Kemp believes in the power of community that his judgment-free workouts provide. He treats his viewers and personal-training clients like his cousins or aunties. “I want my audience to feel like they’re hanging out with their best friend,” he says. While pumping out push-ups, busting out burpees, and dishing out dance moves, Kemp will often shout out viewer names that appear on a prompter, including the name of his boyfriend, who frequents his classes. “I’ll pull out familiar names and try to personalize each name that’s up there,” he explains. If there’s a Diana, he’s suddenly coaching Diana Ross. “I remember there was a Mary, and I was like, ‘Mary J. Blige! She just logged in. What’s up, girl?’”

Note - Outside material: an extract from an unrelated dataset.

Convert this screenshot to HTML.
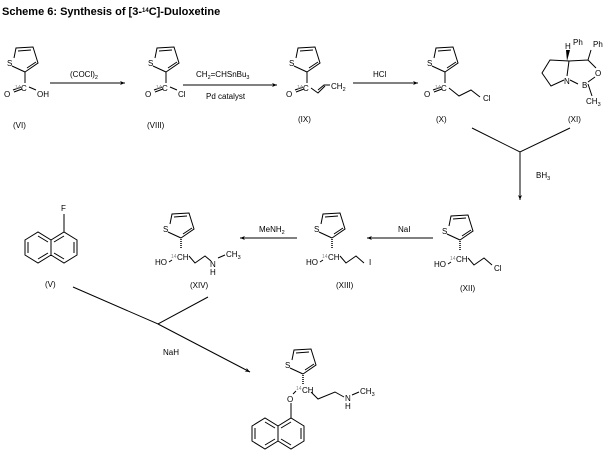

Many of his viewers have compared Kemp’s wisdom-filled classes to religious experiences, inspiring the nickname “altar of Walter.” He says coming to the “altar of Walter” means showing up not just physically but also mentally and spiritually. “We have to be physically equipped to do what God has called us to do,” he says. “I would hate for us to get to our purpose, and we aren’t physically equipped to handle our purpose. Our purpose requires physicality.” For instance, a lesson on the value of using your own body weight during a workout could turn into a sermon-like message from Kemp. (“If you don’t have a dumbbell, resistance bands, [or] gliders, what do you have? You have you. And that’s what we’re going to utilize in this class. We’re going to utilize you.”)
After his classes, Kemp answers every direct message he receives from his followers, usually about 40 or 50 notes expressing gratitude. “I always turn to them,” Kemp says, “when I need validation or need to be reminded that I’m doing something that’s purposeful.”
Through movement, Kemp has found that he can be his most authentic self. No holding back. No minimizing himself. No toning it down. Kemp’s ultimate goal is for his clients not to realize they’re working out. “[I want] you [to] have so much energy and so much fun,” he says, “that you literally forget that you just did 30 burpees.”
Walter Kemp’s Three Tips for Making Fitness Fun
Move with friends
“Make it a group thing. Sometimes, you might not even make it through the workout. Me and some of my friends, we just laugh the whole time — and that’s a workout itself. Try to gather yourself and surround yourself with people you love and you enjoy.”
Play music you love
“Music is healing. … It’s a universal language. Everybody knows it, whether it’s in Spanish, English, or French. It’s something you feel in your body.”
Remember your why
“I always say, ‘I’m exercising because I love my body, not because I hate my body. This is something I’m doing because I love myself.’ With that in mind, you can’t go wrong.”